Education isn't just a ticket to a better job. It's a vital safeguard of democracy.
It is the season of commencement speeches. High schools and colleges near and far are celebrating their graduates by hosting celebrity speechmakers. We listen for sound bites from the Bills – Clinton, Cosby, and Gates – along with CEOs and novelists, college presidents, and politicians.
Most of their talks inspire, but many have also adopted an underlying message that links education, graduation, and material success. It's a message that unwittingly reduces the worth of an education to the expected wages it can bring. It sees tuition not as a ticket to a liberated mind but as a down payment on future income. In our excitement for the graduates, we've put the emphasis in the wrong place.
It is true that for many people education is an inoculation against poverty, the guarantee of a good job, and a boost up the ladder of success. But as we look around the world, we are reminded that what that ladder leans against is equally important.
America's Founding Fathers knew that an educated citizenry was the only means of preserving a true democracy.
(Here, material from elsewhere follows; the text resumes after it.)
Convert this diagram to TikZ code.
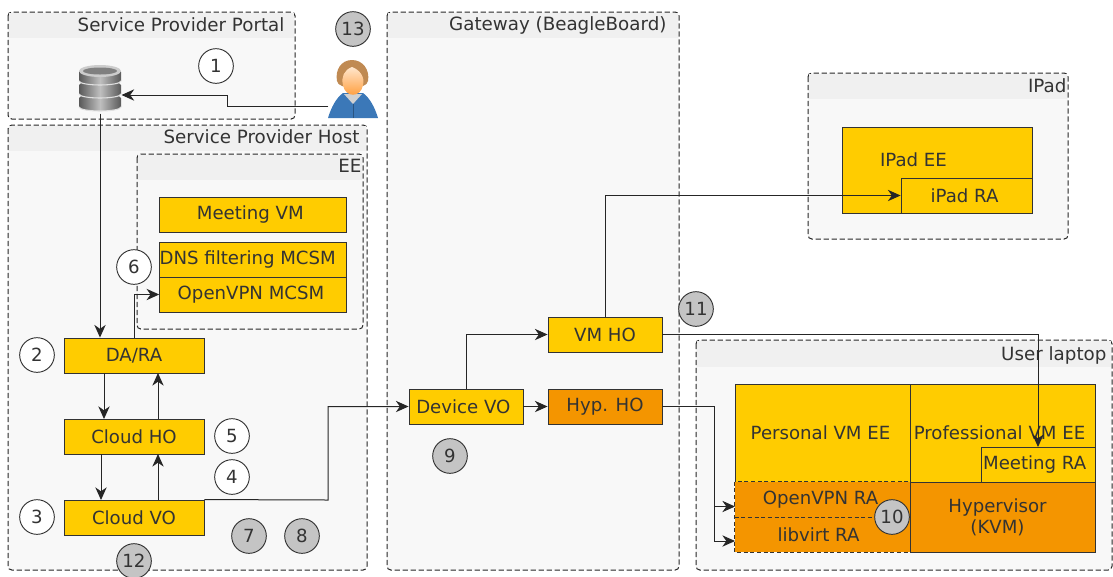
\documentclass[tikz,border=0pt]{standalone}
\usepackage{fontspec}
\usetikzlibrary{arrows.meta}
\setmainfont{DejaVu Sans}
\definecolor{boxyellow}{HTML}{FFCC00}
\definecolor{boxorange}{HTML}{F49500}
\definecolor{panelgrey}{HTML}{F8F8F8}
\definecolor{bandgrey}{HTML}{F0F0F0}
\definecolor{inkgrey}{HTML}{333333}
\definecolor{hoodblue}{HTML}{3B78B8}
\definecolor{hairbrown}{HTML}{C08A52}
\begin{document}
\begin{tikzpicture}[x=.75pt, y=-.75pt, thick,
    panel/.style={draw=black!85, dash pattern=on 4pt off 2pt, line width=.75pt, rounded corners=1mm, fill=panelgrey},
    paneltitle/.style={anchor=base east, inner sep=0pt, text=inkgrey, font=\fontsize{13.7}{15}\selectfont},
    block/.style={draw=inkgrey, fill=boxyellow, line width=.7pt, text=inkgrey, inner sep=0pt, font=\fontsize{13.6}{15.5}\selectfont, align=center},
    hblock/.style={block, fill=boxorange},
    blocktext/.style={inner sep=0pt, text=inkgrey, font=\fontsize{13.6}{15.5}\selectfont},
    num/.style={circle, draw=inkgrey, fill=white, line width=.7pt, minimum size=26pt, inner sep=0pt, text=inkgrey, font=\fontsize{13.6}{15}\selectfont},
    gnum/.style={num, fill=black!23},
    link/.style={draw=black!85, line width=.75pt, -{Stealth[length=9.5pt,width=8.5pt,inset=3pt]}}]

\useasboundingbox (0,0) rectangle (1113,576);

\draw[panel] (8,12) rectangle (295,119);
\fill[bandgrey] (9,13) rectangle (294,38);
\node[paneltitle] (portal) at (285,31) {Service Provider Portal};

\draw[panel] (8,125) rectangle (367,570);
\fill[bandgrey] (9,126) rectangle (366,151);
\node[paneltitle] (host) at (360,143) {Service Provider Host};

\draw[panel] (137,154) rectangle (363,329);
\fill[bandgrey] (138,155) rectangle (362,180);
\node[paneltitle] (ee) at (362,172) {EE};

\draw[panel] (387,12) rectangle (679,570);
\fill[bandgrey] (388,13) rectangle (678,38);
\node[paneltitle] (gateway) at (667,30) {Gateway (BeagleBoard)};

\draw[panel] (808,73) rectangle (1068,239);
\fill[bandgrey] (809,74) rectangle (1067,99);
\node[paneltitle] (ipad) at (1067,92) {IPad};

\draw[panel] (696,340) rectangle (1112,570);
\fill[bandgrey] (697,341) rectangle (1111,367);
\node[paneltitle] (laptop) at (1107,360) {User laptop};

\node[block, minimum width=140pt, minimum height=26.25pt] (meetingvm) at (253,214.5) {Meeting VM\hspace*{4pt}};
\node[block, minimum width=140pt, minimum height=26.25pt] (dns) at (253,259.5) {DNS filtering MCSM\hspace*{8pt}};
\node[block, minimum width=140pt, minimum height=26.25pt] (openvpnm) at (253,294.5) {OpenVPN MCSM\hspace*{3pt}};

\node[block, minimum width=105pt, minimum height=26.25pt] (dara) at (134,355.5) {DA/RA};
\node[block, minimum width=105pt, minimum height=26.25pt] (cloudho) at (134,436.5) {Cloud HO};
\node[block, minimum width=105pt, minimum height=26.25pt] (cloudvo) at (134,517.5) {Cloud VO};

\node[block, minimum width=85.5pt, minimum height=26.25pt] (devicevo) at (466,406.5) {Device VO\hspace*{4pt}};
\node[block, minimum width=85.5pt, minimum height=26.25pt] (vmho) at (605,334.5) {VM HO};
\node[hblock, minimum width=85.5pt, minimum height=26.25pt] (hypho) at (605,406.5) {Hyp. HO};

\node[block, minimum width=142.5pt, minimum height=64.5pt] (ipadee) at (937,170) {};
\node[blocktext] (ipadeetext) at (913.5,160) {IPad EE};
\node[block, minimum width=98.25pt, minimum height=26.25pt] (ipadra) at (966.5,195.5) {iPad RA\hspace*{3pt}};

\node[block, minimum width=131.25pt, minimum height=73.5pt] (personal) at (822.5,433) {Personal VM EE\hspace*{3pt}};
\node[block, minimum width=138.75pt, minimum height=73.5pt] (professional) at (1002.5,433) {};
\node[blocktext] (professionaltext) at (999.5,433) {Professional VM EE};
\node[block, minimum width=85.5pt, minimum height=26.25pt] (meetingra) at (1038,464.5) {Meeting RA\hspace*{5pt}};
\node[hblock, minimum width=131.25pt, minimum height=26.25pt, draw=none] (openvpnra) at (822.5,499.5) {OpenVPN RA\hspace*{3pt}};
\node[hblock, minimum width=131.25pt, minimum height=26.25pt, draw=none] (libvirt) at (822.5,534.5) {libvirt RA\hspace*{6pt}};
\node[hblock, minimum width=138.75pt, minimum height=52.5pt] (hypervisor) at (1002.5,517) {Hypervisor\hspace*{7.5pt}\\(KVM)\hspace*{7.5pt}};
\draw[draw=inkgrey, dash pattern=on 3pt off 2pt, line width=.7pt] (openvpnra.north west) rectangle (libvirt.south east) (openvpnra.south west) -- (openvpnra.south east);

\node[minimum width=31.5pt, minimum height=36pt, inner sep=0pt] (db) at (100,89) {};
\foreach \y in {98,85,72} {
    \shade[left color=black!65, right color=black!65, middle color=black!25] (79,\y) -- (79,\y+9) arc[start angle=180, end angle=0, x radius=21, y radius=4] -- (121,\y) arc[start angle=0, end angle=-180, x radius=21, y radius=4] -- cycle;
    \draw[black!12, line width=.8pt] (79,\y+9) arc[start angle=180, end angle=0, x radius=21, y radius=4];
}
\fill[black!20] (100,71) ellipse[x radius=21, y radius=6];
\fill[black!50] (100,71) ellipse[x radius=17, y radius=3.5];

\node[minimum width=36pt, minimum height=44pt, inner sep=0pt] (user) at (353,89) {};
\fill[hoodblue] (328,118) .. controls (331,108) and (336,98) .. (343,93) -- (363,93) .. controls (370,98) and (375,108) .. (378,118) -- cycle;
\fill[black!18] (344,94) -- (353,104) -- (362,94) -- cycle;
\draw[hoodblue!70!black, line width=.5pt] (353,104) -- (353,118);
\fill[hairbrown] (352,60) .. controls (341,60) and (335,70) .. (337,81) .. controls (338,90) and (367,90) .. (368,81) .. controls (370,70) and (363,60) .. (352,60) -- cycle;
\shade[top color=orange!20!white, bottom color=orange!80!white] (352,67) .. controls (344,70) and (341,77) .. (343,85) .. controls (345,98) and (361,98) .. (363,85) .. controls (365,77) and (360,70) .. (352,67) -- cycle;

\draw[link] (user.west |- 0,106) -| (227,95) -- (db.east |- 0,95);
\draw[link] (db.south) -- (db.south |- dara.north);
\draw[link] (dara.north) -- (134,294.5) -- (openvpnm.west);
\draw[link] (104,373) -- (104,419);
\draw[link] (158,419) -- (158,373);
\draw[link] (101,454) -- (101,500);
\draw[link] (158,500) -- (158,454);
\draw[link] (cloudvo.north east) -- (328,500) -- (328,406.5) -- (devicevo.west);
\draw[link] (devicevo.north) |- (vmho.west);
\draw[link] (devicevo.east) -- (hypho.west);
\draw[link] (vmho.north) |- (ipadra.west);
\draw[link] (vmho.east) -| (1038,447);
\draw[link] (hypho.east) -- (714,406.5) |- (735,506.5);
\draw[link] (714,506.5) |- (735,541);

\node[num] (n1) at (216,66) {1};
\node[num] (n2) at (37,355) {2};
\node[num] (n3) at (37,517) {3};
\node[num] (n4) at (232,477) {4};
\node[num] (n5) at (232,436) {5};
\node[num] (n6) at (134,267) {6};
\node[gnum] (n7) at (249,536) {7};
\node[gnum] (n8) at (302,536) {8};
\node[gnum] (n9) at (450,456) {9};
\node[gnum] (n10) at (892,517) {10};
\node[gnum] (n11) at (696,309) {11};
\node[gnum] (n12) at (134,561) {12};
\node[gnum] (n13) at (353,29) {13};
\end{tikzpicture}
\end{document}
We get confused sometimes thinking that the core of our democratic process is about how many groups are represented or assuring majority rule. Democracy is a means, not an end.
Democracy is not about "the majority." It's about debate. First adopted by the rational Greeks, democracy is about arguing freely to arrive at the wisest and most sensible conclusion for a community or a country.
"Majority rule" is merely the method of deciding the outcome of the debate.
Rigorous debate – not just sound bites – requires critical thinking; hence the crucial role of education.
This year's commencement speeches will include platitudes about how lucky we are to be Americans. And we are. But our freedom is not guaranteed.